Take the listing from its first line through the line that contains "var barW = x.bandwidth() * 0.405;" and please retype those lines exactly, leaving out the pictures.
···
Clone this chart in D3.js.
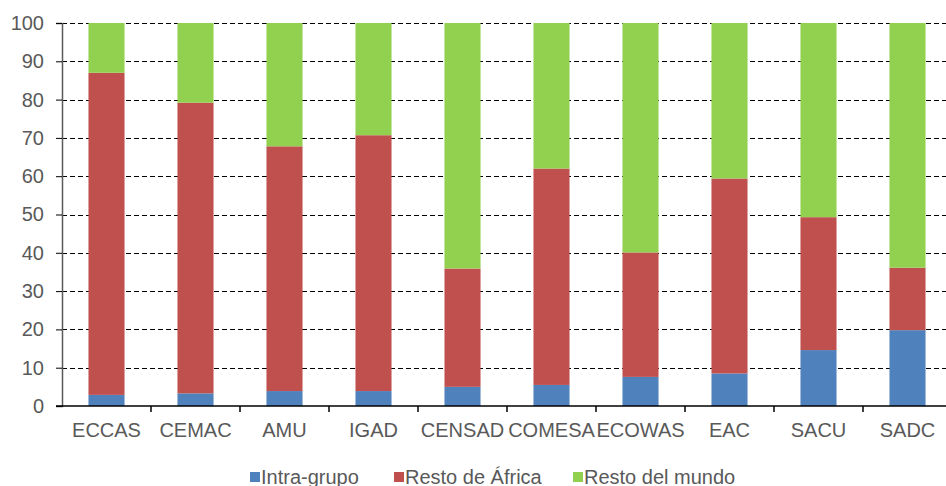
<!DOCTYPE html>
<html lang="es">
<head>
<meta charset="utf-8">
<title>Comercio por agrupación</title>
<script src="https://cdn.jsdelivr.net/npm/d3@7"></script>
<style>
  body { margin: 0; background: #fff; }
  svg { display: block; overflow: hidden; }
  text { font-family: "Liberation Sans", Arial, sans-serif; fill: #595959; }
</style>
</head>
<body>
<script>
// data (percent of trade)
var groups = ["ECCAS", "CEMAC", "AMU", "IGAD", "CENSAD", "COMESA", "ECOWAS", "EAC", "SACU", "SADC"];
var intraGrupo   = [2.9, 3.3, 3.9, 3.9, 5.0, 5.5, 7.6, 8.5, 14.6, 19.8];
var restoAfrica  = [84.1, 75.9, 63.9, 66.8, 30.9, 56.5, 32.5, 50.9, 34.7, 16.3];
var restoMundo   = [13.0, 20.8, 32.2, 29.3, 64.1, 38.0, 59.9, 40.6, 50.7, 63.9];
var seriesNames  = ["Intra-grupo", "Resto de África", "Resto del mundo"];
var seriesColors = ["#4F81BD", "#C0504D", "#92D050"];
var yTicks = [0, 10, 20, 30, 40, 50, 60, 70, 80, 90, 100];

var W = 946, H = 486;
var margin = {top: 23, left: 62, bottom: 80};
var plotRight = 952;  // plot area runs slightly past the image edge
var plotBottom = H - margin.bottom;
var fontSize = "20px";

var svg = d3.select("body").append("svg")
    .attr("width", W)
    .attr("height", H);

// build table rows for stacking
var rows = groups.map(function(g, i) {
    return {group: g, "Intra-grupo": intraGrupo[i], "Resto de África": restoAfrica[i], "Resto del mundo": restoMundo[i]};
});
var stack = d3.stack().keys(seriesNames);
var stacked = stack(rows);

var x = d3.scaleBand().domain(groups).range([margin.left, plotRight]).padding(0);
var y = d3.scaleLinear().domain([0, 100]).range([plotBottom, margin.top]);
var color = d3.scaleOrdinal().domain(seriesNames).range(seriesColors);
var barW = x.bandwidth() * 0.405;

// dashed gridlines
svg.append("g")
    .selectAll("line")
    .data(yTicks.filter(function(d) { return d > 0; }))
  .enter().append("line")
    .attr("x1", margin.left)
    .attr("x2", plotRight)
    .attr("y1", function(d) { return Math.round(y(d)) + 0.5; })
    .attr("y2", function(d) { return Math.round(y(d)) + 0.5; })
    .attr("stroke", "#000")
    .attr("stroke-width", 1.1)
    .attr("stroke-dasharray", "5,3");

// bars
svg.append("g")
    .selectAll("g")
    .data(stacked)
  .enter().append("g")
    .attr("fill", function(d) { return color(d.key); })
  .selectAll("rect")
    .data(function(d) { return d; })
  .enter().append("rect")
    .attr("x", function(d) { return x(d.data.group) + (x.bandwidth() - barW) / 2; })
    .attr("y", function(d) { return y(d[1]); })
    .attr("width", barW)
    .attr("height", function(d) { return y(d[0]) - y(d[1]); });

// y axis
var yAxis = d3.axisLeft(y).tickValues(yTicks).tickSize(6).tickPadding(12);
var gy = svg.append("g")
    .attr("transform", "translate(" + margin.left + ",0)")
    .call(yAxis);
gy.select(".domain").attr("stroke", "#595959").attr("stroke-width", 1.5);
gy.selectAll(".tick line").attr("stroke", "#000");
gy.selectAll("text").style("font-size", fontSize).attr("fill", "#595959");

// x axis: ticks between categories
var gx = svg.append("g")
    .attr("transform", "translate(0," + plotBottom + ")");
gx.append("line")
    .attr("x1", margin.left - 6)
    .attr("x2", plotRight)
    .attr("stroke", "#000")
    .attr("stroke-width", 1.5);
gx.selectAll(".sep")
    .data(groups)
  .enter().append("line")
    .attr("class", "sep")
    .attr("x1", function(d) { return Math.round(x(d) + x.bandwidth()); })
    .attr("x2", function(d) { return Math.round(x(d) + x.bandwidth()); })
    .attr("y1", 0)
    .attr("y2", 6)
    .attr("stroke", "#000")
    .attr("stroke-width", 1.5);
gx.selectAll(".lbl")
    .data(groups)
  .enter().append("text")
    .attr("class", "lbl")
    .attr("x", function(d) { return x(d) + x.bandwidth() / 2; })
    .attr("y", 31)
    .attr("text-anchor", "middle")
    .style("font-size", fontSize)
    .text(function(d) { return d; });

// legend
var legendX = [250, 394, 573];
var legend = svg.append("g").selectAll("g")
    .data(seriesNames)
  .enter().append("g")
    .attr("transform", function(d, i) { return "translate(" + legendX[i] + ",472)"; });
legend.append("rect")
    .attr("width", 10)
    .attr("height", 10)
    .attr("fill", function(d) { return color(d); });
legend.append("text")
    .attr("x", 11)
    .attr("y", 12)
    .style("font-size", fontSize)
    .text(function(d) { return d; });
</script>
</body>
</html>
···
— REPLY —
Clone this chart in D3.js.
<!DOCTYPE html>
<html lang="es">
<head>
<meta charset="utf-8">
<title>Comercio por agrupación</title>
<script src="https://cdn.jsdelivr.net/npm/d3@7"></script>
<style>
  body { margin: 0; background: #fff; }
  svg { display: block; overflow: hidden; }
  text { font-family: "Liberation Sans", Arial, sans-serif; fill: #595959; }
</style>
</head>
<body>
<script>
// data (percent of trade)
var groups = ["ECCAS", "CEMAC", "AMU", "IGAD", "CENSAD", "COMESA", "ECOWAS", "EAC", "SACU", "SADC"];
var intraGrupo   = [2.9, 3.3, 3.9, 3.9, 5.0, 5.5, 7.6, 8.5, 14.6, 19.8];
var restoAfrica  = [84.1, 75.9, 63.9, 66.8, 30.9, 56.5, 32.5, 50.9, 34.7, 16.3];
var restoMundo   = [13.0, 20.8, 32.2, 29.3, 64.1, 38.0, 59.9, 40.6, 50.7, 63.9];
var seriesNames  = ["Intra-grupo", "Resto de África", "Resto del mundo"];
var seriesColors = ["#4F81BD", "#C0504D", "#92D050"];
var yTicks = [0, 10, 20, 30, 40, 50, 60, 70, 80, 90, 100];

var W = 946, H = 486;
var margin = {top: 23, left: 62, bottom: 80};
var plotRight = 952;  // plot area runs slightly past the image edge
var plotBottom = H - margin.bottom;
var fontSize = "20px";

var svg = d3.select("body").append("svg")
    .attr("width", W)
    .attr("height", H);

// build table rows for stacking
var rows = groups.map(function(g, i) {
    return {group: g, "Intra-grupo": intraGrupo[i], "Resto de África": restoAfrica[i], "Resto del mundo": restoMundo[i]};
});
var stack = d3.stack().keys(seriesNames);
var stacked = stack(rows);

var x = d3.scaleBand().domain(groups).range([margin.left, plotRight]).padding(0);
var y = d3.scaleLinear().domain([0, 100]).range([plotBottom, margin.top]);
var color = d3.scaleOrdinal().domain(seriesNames).range(seriesColors);
var barW = x.bandwidth() * 0.405;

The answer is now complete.